What you should do is, once you arrive in Paris for example, and you figure out you wanna go to Brugge in Belgium, you need to go to the train station a few days before and they have a reservation office - so you go there, take a number, and then let the lady know which train you want to get on and how many of you. She will DEFINITELY need to see your Eurail passes (both you and your friend) and maybe your passports. Then you'll pay her the 3 euro/pop on the spot, and she'll give you a thing that looks like a legit ticket, but it'll say "RESERVATION ONLY, ASK FOR EURAIL PASS" Obviously, you'll need both the pass and the reservation ticket to get on the train. ALSO be sure to confirm that she is giving you economy class reservations. I am pretty sure that you can't travel in 1st class with a eurail pass, but it never hurts to confirm that.
For overnight trains, you'll have to do the same thing, and the reservation will cost you extra.

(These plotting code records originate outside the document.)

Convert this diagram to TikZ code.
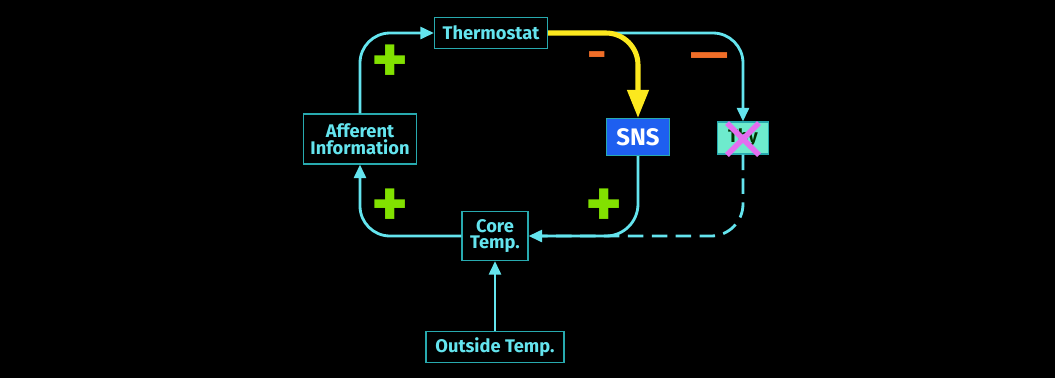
\documentclass[tikz,border=0pt]{standalone}
\usepackage{fontspec}
\setmainfont{Fira Sans}
\usepackage{xcolor}
\usetikzlibrary{positioning,arrows.meta,calc}
\definecolor{cyanline}{RGB}{100,228,238}
\definecolor{boxedge}{RGB}{40,170,175}
\definecolor{snsblue}{RGB}{30,95,240}
\definecolor{thyfill}{RGB}{110,235,205}
\definecolor{plusgreen}{RGB}{130,225,0}
\definecolor{minusorange}{RGB}{240,110,40}
\definecolor{crossmag}{RGB}{228,110,240}
\definecolor{hotyellow}{RGB}{252,232,30}
\tikzset{
  box/.style={rectangle, draw=boxedge, line width=0.8pt, align=center, text=cyanline, inner sep=1pt, font=\bfseries\fontsize{13}{14}\selectfont},
  flow/.style={-{Triangle[length=3.4mm,width=3mm]}, line width=2pt, color=cyanline, rounded corners=0.75cm},
  hot/.style={-{Triangle[length=7mm,width=5.2mm]}, line width=3.6pt, color=hotyellow, rounded corners=0.8cm},
  plus/.style={text=plusgreen, font=\bfseries\fontsize{50}{50}\selectfont, inner sep=0pt},
  minus/.style={text=minusorange, font=\bfseries\fontsize{34}{34}\selectfont, inner sep=0pt}
}
\begin{document}
\begin{tikzpicture}[x=0.025cm, y=-0.025cm]
\fill[black] (0,0) rectangle (1055,378);
\useasboundingbox (0,0) rectangle (1055,378);
\node[box, minimum width=2.825cm, minimum height=0.775cm] (thermo) at (491,33) {Thermostat};
\node[box, minimum width=2.825cm, minimum height=1.25cm] (aff) at (360,139) {Afferent\\[-2pt]Information};
\node[box, fill=snsblue, text=white, minimum width=1.575cm, minimum height=0.925cm, font=\bfseries\fontsize{17}{18}\selectfont] (sns) at (638,137) {SNS};
\node[box, fill=thyfill, text=black!80!green, minimum width=1.275cm, minimum height=0.8cm] (thy) at (743,138) {Thy};
\node[box, minimum width=1.65cm, minimum height=1.225cm] (core) at (495,236) {Core\\[-2pt]Temp.};
\node[box, below=1.75cm of core, minimum width=3.45cm, minimum height=0.775cm] (outside) {Outside Temp.};
% loop
\draw[flow] (aff.north) |- (thermo.west);
\draw[flow] (core.west) -| (aff.south);
\draw[flow] (thermo.east) -| (thy.north);
\draw[hot] (thermo.east) -| (sns.north);
\draw[flow, rounded corners=0.8cm] (sns.south) |- (core.east);
\draw[cyanline, line width=2pt, dashed, dash pattern=on 11pt off 6pt, rounded corners=0.8cm] (thy.south) |- (core.east);
\draw[flow, rounded corners=0] (outside.north) -- (core.south);
% blocked
\draw[crossmag, line width=3.8pt] ($(thy.center)+(-16,-15)$) -- ($(thy.center)+(16,17)$);
\draw[crossmag, line width=3.8pt] ($(thy.center)+(16,-15)$) -- ($(thy.center)+(-16,17)$);
% signs
\node[plus] (p1) at (390,64) {+};
\node[plus] (p2) at (390,208) {+};
\node[plus] (p3) at (604,208) {+};
\node[minus] (m1) at (597,61) {-};
\node[minus] (m2) at (710,62) {\textemdash};
\end{tikzpicture}
\end{document}
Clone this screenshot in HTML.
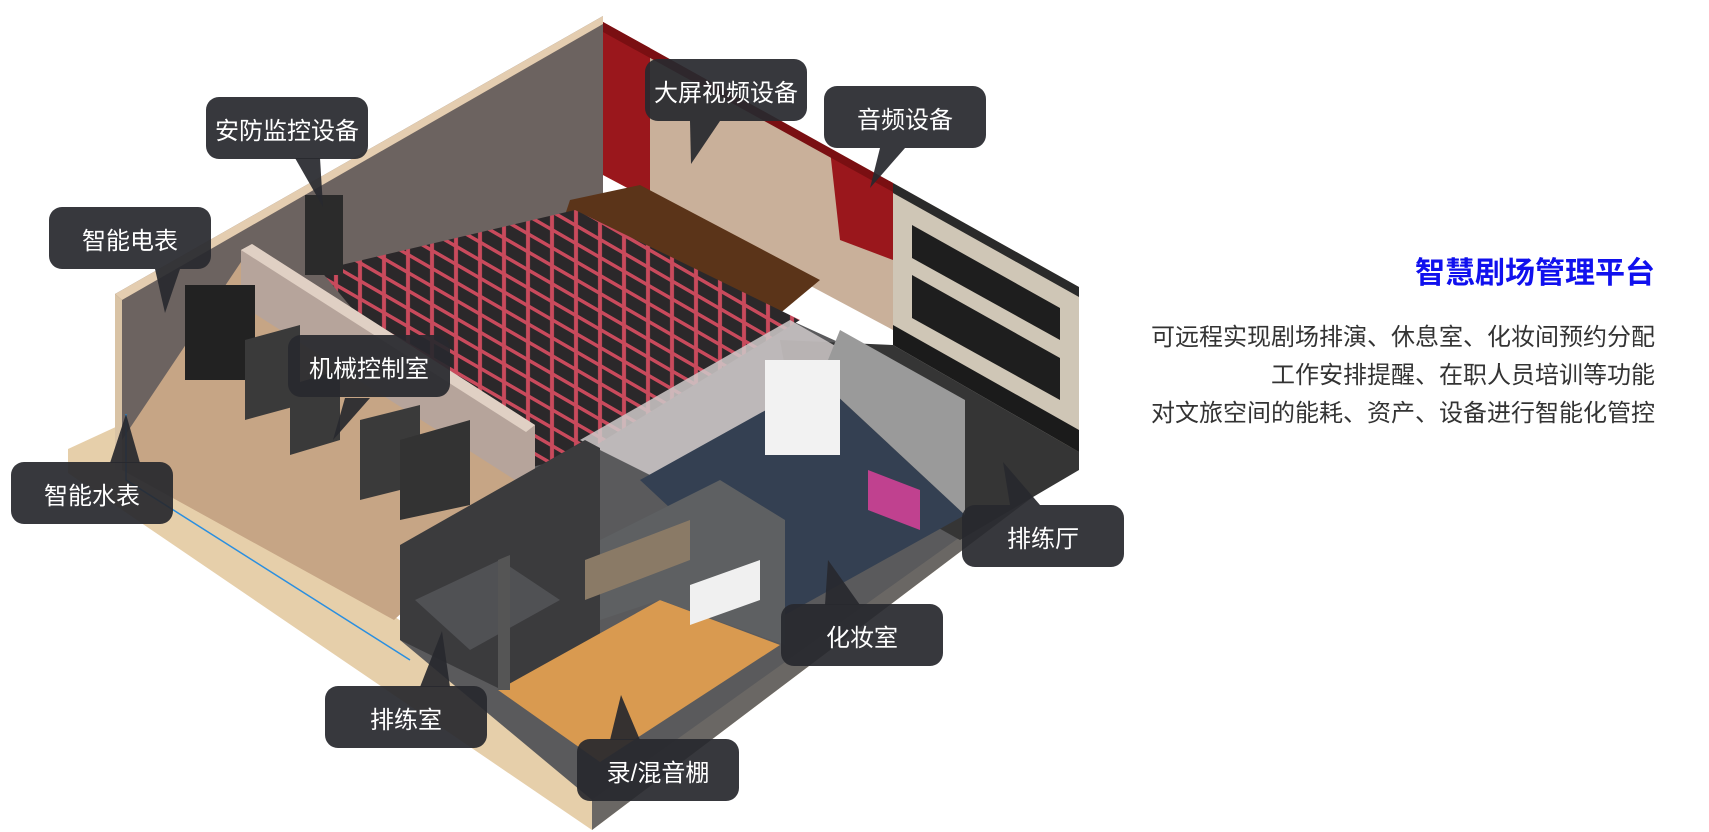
<!DOCTYPE html>
<html><head><meta charset="utf-8"><style>
html,body{margin:0;padding:0;background:#fff;}
body{width:1709px;height:832px;position:relative;overflow:hidden;font-family:"Liberation Sans","Noto Sans CJK SC",sans-serif;}
svg{position:absolute;left:0;top:0;}
.lb{position:absolute;background:rgba(40,41,46,0.93);color:#fff;border-radius:13px;font-size:24px;display:flex;align-items:center;justify-content:center;height:62px;width:162px;}
.t{position:absolute;right:54px;text-align:right;color:#333;font-size:24px;line-height:38px;}
</style></head><body>
<svg width="1709" height="832" viewBox="0 0 1709 832">
<defs>
<pattern id="seat" width="24" height="18" patternUnits="userSpaceOnUse" patternTransform="skewY(30)">
<rect width="24" height="18" fill="#c94a5c"/><rect x="2" y="3" width="20" height="14" fill="#2b282a"/></pattern>
</defs>
<!-- base -->
<polygon points="68,449 120,425 600,760 1079,420 1079,462 592,830 68,473" fill="#e6cfaa"/>
<polygon points="592,800 1079,440 1079,462 592,830" fill="#6a6764"/>
<!-- left back wall -->
<polygon points="115,294 603,16 603,210 115,470" fill="#6c6360"/>
<polygon points="115,294 603,16 603,24 122,300" fill="#e4cdb0"/>
<polygon points="115,294 122,300 122,470 115,470" fill="#d9c3a5"/>
<!-- stage / curtains -->
<polygon points="603,22 893,183 893,330 603,175" fill="#c9b09a"/>
<polygon points="603,22 650,48 650,200 603,175" fill="#9a171c"/>
<polygon points="830,150 893,183 893,260 840,240" fill="#9a171c"/>
<polygon points="603,22 893,183 893,192 603,32" fill="#7a0f12"/>
<polygon points="570,200 640,185 820,280 760,330 560,230" fill="#5b3419"/>
<!-- interior base fill -->
<polygon points="400,545 600,420 790,320 1079,452 592,800 400,640" fill="#5a5a5c"/>
<!-- auditorium floor -->
<polygon points="320,270 575,210 800,320 580,455 520,470 420,390" fill="url(#seat)"/>
<!-- right wall -->
<polygon points="893,183 1079,287 1079,452 893,345" fill="#cfc6b6"/>
<polygon points="893,183 1079,287 1079,297 893,193" fill="#2a2a2a"/>
<polygon points="912,225 1060,308 1060,340 912,258" fill="#1e1e1e"/>
<polygon points="912,275 1060,358 1060,400 912,318" fill="#1e1e1e"/>
<polygon points="893,345 1079,452 1079,430 893,325" fill="#1b1b1b"/>
<!-- rehearsal hall floor -->
<polygon points="780,340 893,345 1079,452 1079,470 960,540 800,450" fill="#353535"/>
<!-- machine room -->
<polygon points="122,440 241,262 535,450 535,490 394,620 122,470" fill="#c6a585"/>
<polygon points="241,250 252,244 535,425 535,482 526,487 241,305" fill="#b6a49b"/>
<polygon points="241,250 252,244 535,425 526,432" fill="#e0d0c4"/>
<rect x="185" y="285" width="70" height="95" fill="#222"/>
<polygon points="245,340 300,325 300,405 245,420" fill="#3a3a3a"/>
<polygon points="290,385 340,370 340,440 290,455" fill="#3a3a3a"/>
<polygon points="360,420 420,405 420,485 360,500" fill="#3a3a3a"/>
<polygon points="400,440 470,420 470,505 400,520" fill="#333"/>
<rect x="305" y="195" width="38" height="80" fill="#2b2b2b"/>
<!-- glass corridor -->
<polygon points="580,440 790,320 860,360 660,480" fill="#cfc9c9" opacity="0.85"/>
<!-- dressing room -->
<polygon points="640,480 820,380 965,515 785,615" fill="#344052"/>
<polygon points="820,380 840,330 965,400 965,515" fill="#9a9a9a"/>
<rect x="765" y="360" width="75" height="95" fill="#f2f2f2"/>
<polygon points="868,470 920,490 920,530 868,510" fill="#c0418f"/>
<!-- rehearsal room -->
<polygon points="400,545 585,440 600,448 600,660 498,688 400,640" fill="#3b3b3d"/>
<polygon points="415,600 500,560 560,600 470,650" fill="#505154"/>
<!-- studio -->
<polygon points="498,690 660,600 780,645 600,762" fill="#d99a50"/>
<polygon points="600,540 720,480 785,520 785,645 660,600 600,620" fill="#5e6062"/>
<polygon points="585,560 690,520 690,560 585,600" fill="#8a7a66"/>
<polygon points="690,585 760,560 760,600 690,625" fill="#f0f0f0"/>
<polygon points="498,560 510,555 510,690 498,690" fill="#555"/>
<polyline points="126,414 126,480 410,660" fill="none" stroke="#2a8fe0" stroke-width="1.5"/>
<!-- pointers -->
<g fill="rgba(40,41,46,0.93)">
<polygon points="295,158 320,158 323,207"/>
<polygon points="690,121 720,121 691,164"/>
<polygon points="880,148 905,148 870,188"/>
<polygon points="155,269 180,269 165,313"/>
<polygon points="345,398 370,398 333,440"/>
<polygon points="110,463 140,463 126,414"/>
<polygon points="1010,505 1040,505 1003,462"/>
<polygon points="825,605 860,605 828,560"/>
<polygon points="420,687 450,687 442,631"/>
<polygon points="610,740 640,740 621,695"/>
</g>
</svg>
<div class="lb" style="left:206px;top:97px;">安防监控设备</div>
<div class="lb" style="left:645px;top:59px;">大屏视频设备</div>
<div class="lb" style="left:824px;top:86px;">音频设备</div>
<div class="lb" style="left:49px;top:207px;">智能电表</div>
<div class="lb" style="left:288px;top:335px;">机械控制室</div>
<div class="lb" style="left:11px;top:462px;">智能水表</div>
<div class="lb" style="left:962px;top:505px;">排练厅</div>
<div class="lb" style="left:781px;top:604px;">化妆室</div>
<div class="lb" style="left:325px;top:686px;">排练室</div>
<div class="lb" style="left:577px;top:739px;">录/混音棚</div>
<div class="t" style="top:256px;color:#1010ee;font-size:30px;line-height:36px;font-weight:bold;">智慧剧场管理平台</div>
<div class="t" style="top:319px;">可远程实现剧场排演、休息室、化妆间预约分配<br>工作安排提醒、在职人员培训等功能<br>对文旅空间的能耗、资产、设备进行智能化管控</div>
</body></html>
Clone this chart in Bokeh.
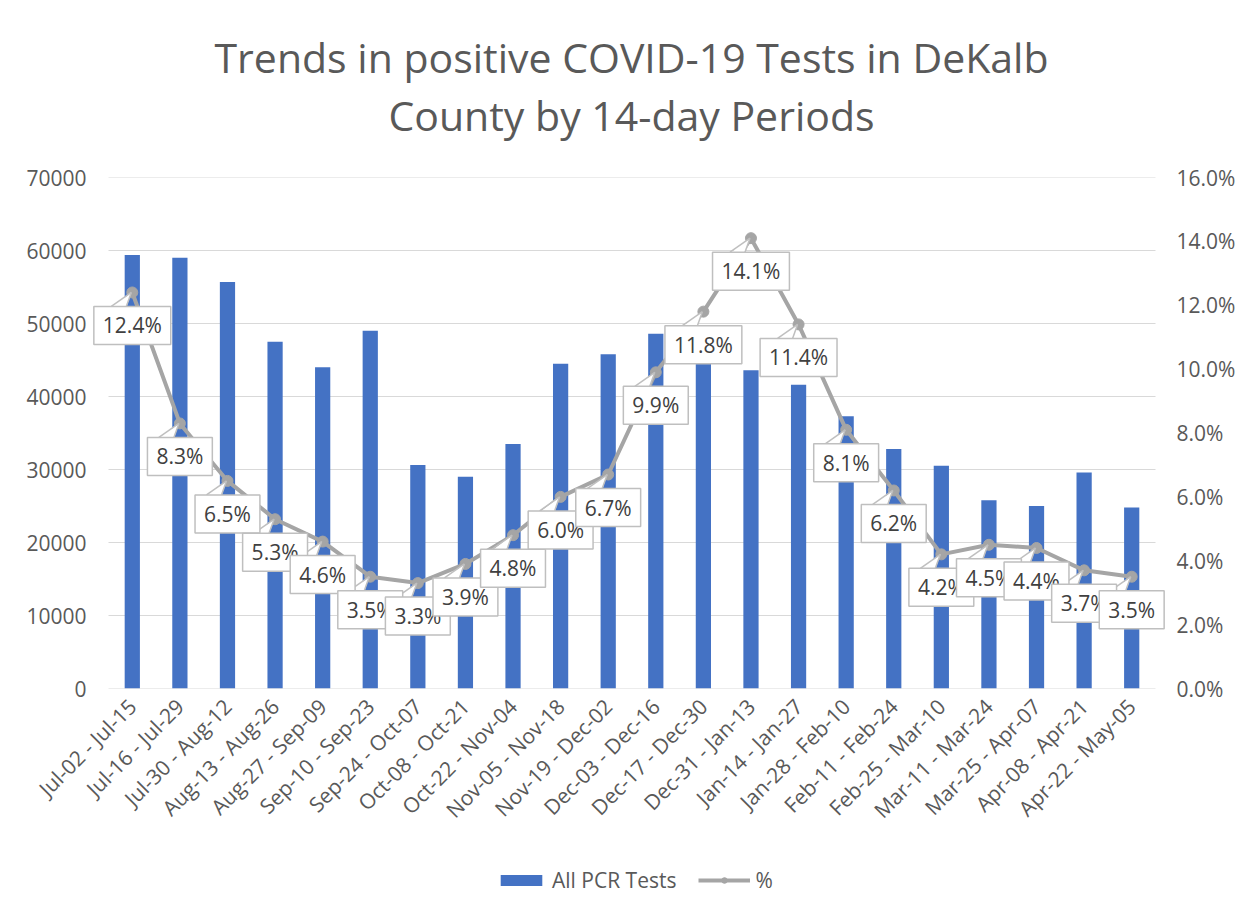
from math import pi
from bokeh.plotting import figure
from bokeh.layouts import column
from bokeh.models import (Range1d, LinearAxis, FixedTicker, PrintfTickFormatter,
                          NumeralTickFormatter, Legend, LegendItem, Label)
from bokeh.embed import file_html
from bokeh.resources import INLINE

periods = ["Jul-02 - Jul-15", "Jul-16 - Jul-29", "Jul-30 - Aug-12", "Aug-13 - Aug-26",
           "Aug-27 - Sep-09", "Sep-10 - Sep-23", "Sep-24 - Oct-07", "Oct-08 - Oct-21",
           "Oct-22 - Nov-04", "Nov-05 - Nov-18", "Nov-19 - Dec-02", "Dec-03 - Dec-16",
           "Dec-17 - Dec-30", "Dec-31 - Jan-13", "Jan-14 - Jan-27", "Jan-28 - Feb-10",
           "Feb-11 - Feb-24", "Feb-25 - Mar-10", "Mar-11 - Mar-24", "Mar-25 - Apr-07",
           "Apr-08 - Apr-21", "Apr-22 - May-05"]
all_pcr_tests = [59400, 59000, 55700, 47500, 44000, 49000, 30600, 29000, 33500, 44500, 45800,
                 48600, 45500, 43600, 41600, 37300, 32800, 30500, 25800, 25000, 29600, 24800]
pct_positive = [12.4, 8.3, 6.5, 5.3, 4.6, 3.5, 3.3, 3.9, 4.8, 6.0, 6.7,
                9.9, 11.8, 14.1, 11.4, 8.1, 6.2, 4.2, 4.5, 4.4, 3.7, 3.5]
left_ticks = [0, 10000, 20000, 30000, 40000, 50000, 60000, 70000]
right_ticks = [0, 2, 4, 6, 8, 10, 12, 14, 16]
title_lines = ["Trends in positive COVID-19 Tests in DeKalb", "County by 14-day Periods"]
legend_labels = ["All PCR Tests", "%"]

FONT = "Open Sans"
GREY_TXT = "#595959"
BAR_C = "#4472C4"
LINE_C = "#A5A5A5"
W = 1253
n = len(periods)
xs = list(range(n))
NAN = float("nan")

# geometry of the main chart frame (column layouts align all frames to it)
CAT_PX = 1047 / n           # pixels per category
EXT_L, EXT_R = 18, 14       # extra frame room so the outer callouts are not clipped
FRAME_L = 90
FRAME_W = 1047 + EXT_L + EXT_R
FRAME_H = 511

# ---------------- title strip ----------------
TH = 150
tf = figure(width=W, height=TH, x_range=Range1d(FRAME_L, FRAME_L + FRAME_W),
            y_range=Range1d(0, TH),
            x_axis_location=None, y_axis_location=None, min_border=0,
            output_backend="svg", toolbar_location=None, title=None)
tf.outline_line_color = None
tf.grid.visible = False
for txt, base in zip(title_lines, [TH - 56, TH - 114]):
    tf.add_layout(Label(x=631, y=base, text=txt, text_align="center",
                        text_baseline="alphabetic", text_font=FONT, text_font_size="41px",
                        text_color=GREY_TXT))

# ---------------- main chart ----------------
p = figure(width=W, height=688, frame_width=FRAME_W, frame_height=FRAME_H,
           x_range=Range1d(-0.5 - EXT_L / CAT_PX, n - 0.5 + EXT_R / CAT_PX),
           y_range=Range1d(0, 70000), title=None,
           output_backend="svg", toolbar_location=None,
           min_border_left=FRAME_L, min_border_right=W - FRAME_L - FRAME_W,
           min_border_top=27, min_border_bottom=150)
p.extra_y_ranges = {"pct": Range1d(0, 16)}
p.outline_line_color = None
p.grid.visible = False

# gridlines over the category span only (as in the original plot area)
p.segment(x0=[-0.5] * len(left_ticks), x1=[n - 0.5] * len(left_ticks),
          y0=left_ticks, y1=left_ticks, line_color="#D9D9D9", line_width=1)

ya = p.yaxis[0]
ya.ticker = FixedTicker(ticks=left_ticks)
ya.formatter = NumeralTickFormatter(format="0")
ya.axis_line_color = None
ya.major_tick_line_color = None
ya.minor_tick_line_color = None
ya.major_label_standoff = -2
ya.major_label_text_font = FONT
ya.major_label_text_font_size = "21px"
ya.major_label_text_color = GREY_TXT

xa = p.xaxis[0]
xa.ticker = FixedTicker(ticks=xs)
xa.major_label_overrides = {i: lab for i, lab in enumerate(periods)}
xa.major_label_orientation = pi / 4
xa.axis_line_color = None
xa.major_tick_line_color = None
xa.minor_tick_line_color = None
xa.major_label_standoff = 8
xa.major_label_text_font = FONT
xa.major_label_text_font_size = "21px"
xa.major_label_text_color = GREY_TXT

ra = LinearAxis(y_range_name="pct", ticker=FixedTicker(ticks=right_ticks),
                formatter=PrintfTickFormatter(format="%.1f%%"))
ra.axis_line_color = None
ra.major_tick_line_color = None
ra.minor_tick_line_color = None
ra.major_label_standoff = 1
ra.major_label_text_font = FONT
ra.major_label_text_font_size = "21px"
ra.major_label_text_color = GREY_TXT
p.add_layout(ra, "right")

p.vbar(x=xs, top=all_pcr_tests, width=0.32, fill_color=BAR_C, line_color=None)
p.line(xs, pct_positive, y_range_name="pct", line_color=LINE_C, line_width=4)
p.scatter(xs, pct_positive, y_range_name="pct", marker="circle", size=11,
          fill_color=LINE_C, line_color=LINE_C)

# data-label callouts (box + notch pointing at the marker), drawn label by label
PX_Y = FRAME_H / 16.0       # pixels per percent
BOX_DY = 33                 # px from the point down to the box centre
BOX_TOP = 14                # px from the point down to the box top edge
for i, v in zip(xs, pct_positive):
    p.add_layout(Label(x=i, y=v, y_range_name="pct", text=f"{v:.1f}%",
                       text_font=FONT, text_font_size="21px", text_color="#404040",
                       text_align="center", text_baseline="middle", y_offset=-BOX_DY,
                       background_fill_color="white", border_line_color="#BFBFBF",
                       border_line_width=1.5, padding=(9, 5)))
    bx0 = i - 21 / CAT_PX
    bx1 = i - 6 / CAT_PX
    by = v - (BOX_TOP + 1.2) / PX_Y
    byl = v - BOX_TOP / PX_Y
    tipx = i - 1 / CAT_PX
    p.patch([bx0, tipx, bx1], [by, v, by], y_range_name="pct",
            fill_color="white", line_color=None, level="annotation")
    p.multi_line([[bx0, tipx], [tipx, bx1]], [[byl, v], [v, byl]], y_range_name="pct",
                 line_color="#BFBFBF", line_width=1.5, level="annotation")

# ---------------- legend strip ----------------
LH = 915 - TH - 688
lf = figure(width=W, height=LH, x_range=Range1d(0, 1), y_range=Range1d(0, 1),
            x_axis_location=None, y_axis_location=None, min_border=0,
            output_backend="svg", toolbar_location=None, title=None)
lf.outline_line_color = None
lf.grid.visible = False
# legend proxies (not drawn: NaN data), styled like the chart series
lb = lf.vbar(x=[NAN], top=[NAN], width=0.3, fill_color=BAR_C, line_color=None)
ll = lf.line([NAN], [NAN], line_color=LINE_C, line_width=4)
lm = lf.scatter([NAN], [NAN], marker="circle", size=11, fill_color=LINE_C, line_color=LINE_C)
legend = Legend(items=[LegendItem(label=legend_labels[0], renderers=[lb]),
                       LegendItem(label=legend_labels[1], renderers=[ll, lm])],
                orientation="horizontal", location=(495 - FRAME_L, 21),
                label_text_font=FONT, label_text_font_size="21px", label_text_color=GREY_TXT,
                glyph_width=52, glyph_height=14, label_standoff=5, spacing=22, padding=0,
                border_line_color=None, background_fill_alpha=0, margin=0)
lf.add_layout(legend)

open("out.html", "w").write(file_html(column(tf, p, lf, spacing=0), INLINE))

In terms of seeing the countryside - you will obviously have to change trains, so if you're goign to the Alps, you can take a TGV train from Paris to Lyon or Grenoble, and then transfer to a local train that will take you to Chamonix-Mont Blanc for example. Same with southern France. As for Germany, I strongly recommend taking a boat down the Rhine to see the castles. You can check out the web for different options, but on a nice day, it's an unforgettable experience.
Wow, talk about my 2 cents. More like 2 bucks. Hope it's helpful!
I'll take your 2 bucks and then some...any information we can get is greatly appreciated and will be duly noted. I was unclear as to whether or not you could use the Eurail pass to take local trains within the country or if you were restricted to taking trains that went from country to country, so thanks very much for clearing that up. Do you think it would be a better idea to forget the whole train idea and fly place to place or buy tickets as needed then? Good luck!
hy ellie, you can fly with skyeurope also from Bologna, Milano, naples, venice;
from Rome to budapest you can also check: http://wizzair.com/it/index.shtml
from milan, rome and venice to prague:
that a very useful web site to check the train routes all over Europe
It's run by German railways, but is very detailed also in internation routes
I went from Lubiana to Maribor Budapest (around 10 hours..) with an Intercity train (I suppose the faster available). The train was coming from Venice.
Can't help you with Hungary or Czech, but it you want to catch a train from Vienna to Warsaw or anywhere in Poland, PKP (The Polish National Rail System) has a good website that shows you schedules and all information in English.